**OBJECTIVE**. Only the number is wanted: count the lines in the data with "this" in them.

**DATA ROWS**.
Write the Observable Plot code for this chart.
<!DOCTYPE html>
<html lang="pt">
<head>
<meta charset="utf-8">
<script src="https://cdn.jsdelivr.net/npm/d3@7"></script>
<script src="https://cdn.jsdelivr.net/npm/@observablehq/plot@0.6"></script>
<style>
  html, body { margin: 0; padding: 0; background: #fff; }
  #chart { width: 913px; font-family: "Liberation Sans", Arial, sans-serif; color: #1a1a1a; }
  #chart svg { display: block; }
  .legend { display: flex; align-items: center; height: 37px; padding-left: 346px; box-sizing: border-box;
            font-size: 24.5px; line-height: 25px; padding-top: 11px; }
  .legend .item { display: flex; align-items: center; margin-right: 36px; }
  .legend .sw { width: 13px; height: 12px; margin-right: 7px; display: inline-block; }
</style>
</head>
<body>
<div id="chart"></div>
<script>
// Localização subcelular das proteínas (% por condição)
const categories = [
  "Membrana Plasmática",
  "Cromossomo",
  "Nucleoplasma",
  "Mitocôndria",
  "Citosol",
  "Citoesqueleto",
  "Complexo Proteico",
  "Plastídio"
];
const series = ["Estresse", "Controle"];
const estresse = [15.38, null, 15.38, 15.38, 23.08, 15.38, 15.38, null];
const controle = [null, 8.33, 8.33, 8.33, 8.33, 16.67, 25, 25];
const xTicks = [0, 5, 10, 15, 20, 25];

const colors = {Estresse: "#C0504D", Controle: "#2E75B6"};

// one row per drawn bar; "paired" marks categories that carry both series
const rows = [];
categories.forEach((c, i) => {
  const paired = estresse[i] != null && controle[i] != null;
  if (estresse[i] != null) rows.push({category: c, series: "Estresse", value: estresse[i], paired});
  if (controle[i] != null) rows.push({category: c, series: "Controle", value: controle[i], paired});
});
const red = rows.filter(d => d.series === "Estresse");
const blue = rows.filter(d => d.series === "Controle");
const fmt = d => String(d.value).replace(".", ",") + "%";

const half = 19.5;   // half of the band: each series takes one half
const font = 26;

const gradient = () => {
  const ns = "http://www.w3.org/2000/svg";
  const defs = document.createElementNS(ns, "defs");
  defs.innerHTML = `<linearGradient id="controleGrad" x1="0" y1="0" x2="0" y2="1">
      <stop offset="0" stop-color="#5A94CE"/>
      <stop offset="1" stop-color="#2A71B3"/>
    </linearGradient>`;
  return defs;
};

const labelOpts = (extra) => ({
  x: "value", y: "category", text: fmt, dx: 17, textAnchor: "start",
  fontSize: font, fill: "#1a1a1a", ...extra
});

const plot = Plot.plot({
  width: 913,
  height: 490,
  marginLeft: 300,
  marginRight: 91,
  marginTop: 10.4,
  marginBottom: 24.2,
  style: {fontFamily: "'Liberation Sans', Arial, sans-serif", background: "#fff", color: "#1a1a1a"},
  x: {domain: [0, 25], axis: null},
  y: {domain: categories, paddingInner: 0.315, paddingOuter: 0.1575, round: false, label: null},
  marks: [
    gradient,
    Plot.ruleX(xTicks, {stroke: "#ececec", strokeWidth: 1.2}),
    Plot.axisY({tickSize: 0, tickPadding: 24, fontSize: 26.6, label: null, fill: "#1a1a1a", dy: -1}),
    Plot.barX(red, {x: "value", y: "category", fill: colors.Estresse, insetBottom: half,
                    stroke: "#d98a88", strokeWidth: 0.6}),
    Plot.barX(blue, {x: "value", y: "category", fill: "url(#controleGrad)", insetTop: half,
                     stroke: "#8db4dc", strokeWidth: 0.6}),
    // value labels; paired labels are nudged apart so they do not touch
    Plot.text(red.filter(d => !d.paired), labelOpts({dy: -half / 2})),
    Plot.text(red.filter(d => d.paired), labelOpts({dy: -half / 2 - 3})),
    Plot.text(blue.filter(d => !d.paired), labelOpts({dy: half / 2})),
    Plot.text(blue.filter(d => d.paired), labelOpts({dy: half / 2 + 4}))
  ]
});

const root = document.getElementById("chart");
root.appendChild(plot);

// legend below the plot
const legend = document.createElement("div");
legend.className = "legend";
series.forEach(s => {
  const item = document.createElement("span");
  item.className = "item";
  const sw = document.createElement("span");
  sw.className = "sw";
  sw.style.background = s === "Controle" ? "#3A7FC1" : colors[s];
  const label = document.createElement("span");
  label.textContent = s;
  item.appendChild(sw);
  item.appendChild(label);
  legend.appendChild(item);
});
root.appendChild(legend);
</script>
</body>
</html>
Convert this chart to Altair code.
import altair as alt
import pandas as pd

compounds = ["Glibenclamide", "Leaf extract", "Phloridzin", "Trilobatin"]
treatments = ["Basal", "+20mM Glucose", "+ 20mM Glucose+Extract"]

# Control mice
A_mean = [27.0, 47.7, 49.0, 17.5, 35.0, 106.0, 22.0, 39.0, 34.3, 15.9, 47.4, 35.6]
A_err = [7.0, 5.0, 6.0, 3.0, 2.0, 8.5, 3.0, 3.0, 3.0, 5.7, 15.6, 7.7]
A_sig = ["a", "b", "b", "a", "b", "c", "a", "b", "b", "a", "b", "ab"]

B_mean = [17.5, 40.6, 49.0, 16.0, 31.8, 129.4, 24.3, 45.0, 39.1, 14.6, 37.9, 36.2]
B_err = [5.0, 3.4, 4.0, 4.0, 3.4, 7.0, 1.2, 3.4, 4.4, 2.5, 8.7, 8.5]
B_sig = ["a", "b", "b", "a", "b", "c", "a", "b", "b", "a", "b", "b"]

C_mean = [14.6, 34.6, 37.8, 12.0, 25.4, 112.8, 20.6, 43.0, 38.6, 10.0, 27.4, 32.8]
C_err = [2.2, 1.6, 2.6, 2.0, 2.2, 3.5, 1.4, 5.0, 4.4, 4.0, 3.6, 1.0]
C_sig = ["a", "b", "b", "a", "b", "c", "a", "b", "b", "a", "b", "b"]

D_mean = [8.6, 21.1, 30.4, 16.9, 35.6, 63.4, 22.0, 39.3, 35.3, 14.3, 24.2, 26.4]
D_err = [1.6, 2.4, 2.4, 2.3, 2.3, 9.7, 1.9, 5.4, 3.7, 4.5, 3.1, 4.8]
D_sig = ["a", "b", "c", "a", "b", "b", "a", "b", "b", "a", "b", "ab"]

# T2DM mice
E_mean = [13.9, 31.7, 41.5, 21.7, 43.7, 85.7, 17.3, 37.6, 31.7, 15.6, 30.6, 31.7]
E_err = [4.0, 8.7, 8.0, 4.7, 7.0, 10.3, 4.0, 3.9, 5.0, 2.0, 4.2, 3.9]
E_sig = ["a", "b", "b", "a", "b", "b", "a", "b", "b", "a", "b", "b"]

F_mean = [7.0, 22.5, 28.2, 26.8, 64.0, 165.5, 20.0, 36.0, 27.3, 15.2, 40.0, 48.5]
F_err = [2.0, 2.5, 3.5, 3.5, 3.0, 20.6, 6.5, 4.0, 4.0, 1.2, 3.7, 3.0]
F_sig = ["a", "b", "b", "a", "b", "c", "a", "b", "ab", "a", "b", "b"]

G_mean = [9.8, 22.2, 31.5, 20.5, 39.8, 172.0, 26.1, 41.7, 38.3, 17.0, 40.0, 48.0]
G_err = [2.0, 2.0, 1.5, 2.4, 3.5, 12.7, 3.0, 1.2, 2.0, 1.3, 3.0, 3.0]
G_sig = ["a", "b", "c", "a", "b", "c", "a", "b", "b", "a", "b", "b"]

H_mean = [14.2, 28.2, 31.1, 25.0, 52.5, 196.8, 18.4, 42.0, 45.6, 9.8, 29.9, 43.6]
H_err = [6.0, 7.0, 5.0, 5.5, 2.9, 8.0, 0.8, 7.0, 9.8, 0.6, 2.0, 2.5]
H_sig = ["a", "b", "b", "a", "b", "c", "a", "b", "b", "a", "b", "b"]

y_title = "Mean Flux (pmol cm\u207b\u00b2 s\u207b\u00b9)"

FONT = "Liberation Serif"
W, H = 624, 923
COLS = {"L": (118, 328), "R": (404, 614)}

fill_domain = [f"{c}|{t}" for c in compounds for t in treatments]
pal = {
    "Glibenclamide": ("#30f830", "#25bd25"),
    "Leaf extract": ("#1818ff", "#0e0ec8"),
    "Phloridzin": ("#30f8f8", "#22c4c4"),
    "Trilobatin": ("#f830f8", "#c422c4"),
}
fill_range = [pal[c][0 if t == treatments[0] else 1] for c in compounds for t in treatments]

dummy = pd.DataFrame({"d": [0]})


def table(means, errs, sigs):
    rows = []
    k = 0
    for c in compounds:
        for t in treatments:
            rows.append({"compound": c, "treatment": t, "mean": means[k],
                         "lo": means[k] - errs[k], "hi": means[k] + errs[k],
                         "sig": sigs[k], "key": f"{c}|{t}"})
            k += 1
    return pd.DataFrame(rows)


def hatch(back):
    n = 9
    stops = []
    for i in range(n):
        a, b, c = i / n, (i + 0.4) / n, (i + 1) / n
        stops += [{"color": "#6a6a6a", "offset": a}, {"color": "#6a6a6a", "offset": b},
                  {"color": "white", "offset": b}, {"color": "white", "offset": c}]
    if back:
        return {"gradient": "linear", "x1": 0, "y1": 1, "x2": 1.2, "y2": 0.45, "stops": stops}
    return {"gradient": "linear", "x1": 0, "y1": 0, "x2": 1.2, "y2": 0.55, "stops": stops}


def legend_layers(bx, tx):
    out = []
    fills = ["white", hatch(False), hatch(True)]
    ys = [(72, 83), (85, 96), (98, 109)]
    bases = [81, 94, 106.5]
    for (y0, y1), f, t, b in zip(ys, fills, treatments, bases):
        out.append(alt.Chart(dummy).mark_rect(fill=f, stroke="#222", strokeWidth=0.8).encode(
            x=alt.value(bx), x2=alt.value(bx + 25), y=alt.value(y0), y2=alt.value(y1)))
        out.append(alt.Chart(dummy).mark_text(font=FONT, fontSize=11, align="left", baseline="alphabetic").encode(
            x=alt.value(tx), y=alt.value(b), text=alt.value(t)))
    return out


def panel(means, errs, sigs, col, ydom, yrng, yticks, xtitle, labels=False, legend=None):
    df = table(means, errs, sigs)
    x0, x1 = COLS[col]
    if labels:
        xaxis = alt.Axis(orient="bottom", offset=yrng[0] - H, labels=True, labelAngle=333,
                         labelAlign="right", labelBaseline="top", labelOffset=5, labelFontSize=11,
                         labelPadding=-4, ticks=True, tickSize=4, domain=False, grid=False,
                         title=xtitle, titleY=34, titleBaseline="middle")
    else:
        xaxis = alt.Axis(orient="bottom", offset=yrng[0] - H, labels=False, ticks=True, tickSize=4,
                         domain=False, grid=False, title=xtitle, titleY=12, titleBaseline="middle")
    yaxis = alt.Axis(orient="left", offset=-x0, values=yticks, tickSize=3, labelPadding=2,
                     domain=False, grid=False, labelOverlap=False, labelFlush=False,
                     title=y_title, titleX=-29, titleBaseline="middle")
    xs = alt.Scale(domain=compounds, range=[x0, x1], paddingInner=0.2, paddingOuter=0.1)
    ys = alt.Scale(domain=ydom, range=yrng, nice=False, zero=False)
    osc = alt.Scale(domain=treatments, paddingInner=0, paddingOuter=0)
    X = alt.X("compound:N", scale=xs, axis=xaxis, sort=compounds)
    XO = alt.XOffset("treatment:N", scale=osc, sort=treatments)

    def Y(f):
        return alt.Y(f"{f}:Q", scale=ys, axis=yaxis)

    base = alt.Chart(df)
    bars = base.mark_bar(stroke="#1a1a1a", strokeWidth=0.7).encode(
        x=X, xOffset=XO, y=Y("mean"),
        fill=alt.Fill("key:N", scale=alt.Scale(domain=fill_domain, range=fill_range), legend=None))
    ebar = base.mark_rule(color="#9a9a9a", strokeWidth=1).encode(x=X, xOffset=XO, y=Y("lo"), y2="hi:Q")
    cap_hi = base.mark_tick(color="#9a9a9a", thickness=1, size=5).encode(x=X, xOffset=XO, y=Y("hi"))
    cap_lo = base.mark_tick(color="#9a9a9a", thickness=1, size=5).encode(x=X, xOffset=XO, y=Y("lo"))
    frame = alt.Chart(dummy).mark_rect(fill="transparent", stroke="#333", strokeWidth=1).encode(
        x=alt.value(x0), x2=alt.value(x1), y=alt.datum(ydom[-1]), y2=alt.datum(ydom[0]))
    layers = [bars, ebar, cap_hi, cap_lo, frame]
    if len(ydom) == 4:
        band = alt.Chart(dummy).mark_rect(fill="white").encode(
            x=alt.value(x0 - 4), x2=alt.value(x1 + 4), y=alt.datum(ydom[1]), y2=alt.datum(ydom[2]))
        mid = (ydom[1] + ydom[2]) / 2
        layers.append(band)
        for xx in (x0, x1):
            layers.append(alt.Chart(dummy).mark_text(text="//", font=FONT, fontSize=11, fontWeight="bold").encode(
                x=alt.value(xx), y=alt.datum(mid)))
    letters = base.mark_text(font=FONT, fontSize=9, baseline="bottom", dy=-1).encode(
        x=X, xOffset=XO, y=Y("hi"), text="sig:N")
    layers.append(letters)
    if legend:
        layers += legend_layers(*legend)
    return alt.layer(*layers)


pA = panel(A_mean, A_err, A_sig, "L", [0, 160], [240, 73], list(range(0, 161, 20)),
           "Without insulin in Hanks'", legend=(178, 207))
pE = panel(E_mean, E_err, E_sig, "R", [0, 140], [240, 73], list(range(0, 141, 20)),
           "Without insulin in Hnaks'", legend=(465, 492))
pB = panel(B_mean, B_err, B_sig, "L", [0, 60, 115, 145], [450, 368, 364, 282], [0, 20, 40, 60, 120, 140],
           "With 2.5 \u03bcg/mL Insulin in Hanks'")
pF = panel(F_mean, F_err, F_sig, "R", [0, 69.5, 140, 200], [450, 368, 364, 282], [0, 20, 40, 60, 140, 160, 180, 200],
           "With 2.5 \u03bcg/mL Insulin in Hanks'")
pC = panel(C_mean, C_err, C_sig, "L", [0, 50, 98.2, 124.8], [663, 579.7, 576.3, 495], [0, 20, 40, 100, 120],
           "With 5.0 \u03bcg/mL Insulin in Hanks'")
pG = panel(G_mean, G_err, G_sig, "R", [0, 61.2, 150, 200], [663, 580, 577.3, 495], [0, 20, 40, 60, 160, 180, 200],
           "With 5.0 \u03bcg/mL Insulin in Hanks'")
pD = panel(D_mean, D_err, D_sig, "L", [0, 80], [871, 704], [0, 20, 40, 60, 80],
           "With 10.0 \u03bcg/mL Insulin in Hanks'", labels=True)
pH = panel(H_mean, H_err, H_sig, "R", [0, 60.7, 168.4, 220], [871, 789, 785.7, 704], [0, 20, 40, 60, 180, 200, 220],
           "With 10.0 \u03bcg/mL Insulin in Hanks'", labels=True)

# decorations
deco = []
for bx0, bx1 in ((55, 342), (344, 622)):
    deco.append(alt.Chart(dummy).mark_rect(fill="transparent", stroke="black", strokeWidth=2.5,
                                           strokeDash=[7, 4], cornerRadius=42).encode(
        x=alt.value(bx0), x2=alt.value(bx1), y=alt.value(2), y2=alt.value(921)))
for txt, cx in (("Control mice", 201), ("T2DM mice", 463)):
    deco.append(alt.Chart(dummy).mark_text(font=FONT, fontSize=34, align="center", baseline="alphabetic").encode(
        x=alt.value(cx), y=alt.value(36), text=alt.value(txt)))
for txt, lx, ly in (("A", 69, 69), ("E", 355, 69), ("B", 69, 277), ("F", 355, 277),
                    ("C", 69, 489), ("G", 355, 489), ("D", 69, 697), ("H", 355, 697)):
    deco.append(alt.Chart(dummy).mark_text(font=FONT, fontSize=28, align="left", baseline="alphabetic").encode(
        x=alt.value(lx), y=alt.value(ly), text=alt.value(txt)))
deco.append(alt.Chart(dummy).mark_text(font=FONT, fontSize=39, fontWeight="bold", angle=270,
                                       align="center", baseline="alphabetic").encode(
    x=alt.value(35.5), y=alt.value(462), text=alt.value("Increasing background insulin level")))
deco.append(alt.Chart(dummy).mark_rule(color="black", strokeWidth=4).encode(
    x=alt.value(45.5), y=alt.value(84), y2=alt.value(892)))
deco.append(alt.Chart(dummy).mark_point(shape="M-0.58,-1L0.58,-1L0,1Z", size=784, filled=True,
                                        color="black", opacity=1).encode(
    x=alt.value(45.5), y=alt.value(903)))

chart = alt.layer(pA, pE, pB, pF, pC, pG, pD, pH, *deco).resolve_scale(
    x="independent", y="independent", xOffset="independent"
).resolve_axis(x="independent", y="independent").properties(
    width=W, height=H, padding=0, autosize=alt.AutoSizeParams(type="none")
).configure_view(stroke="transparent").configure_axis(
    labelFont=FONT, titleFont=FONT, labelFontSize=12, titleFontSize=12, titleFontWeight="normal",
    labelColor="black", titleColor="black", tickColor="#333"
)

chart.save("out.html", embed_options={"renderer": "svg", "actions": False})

**EXERCISE SOLUTION**. 2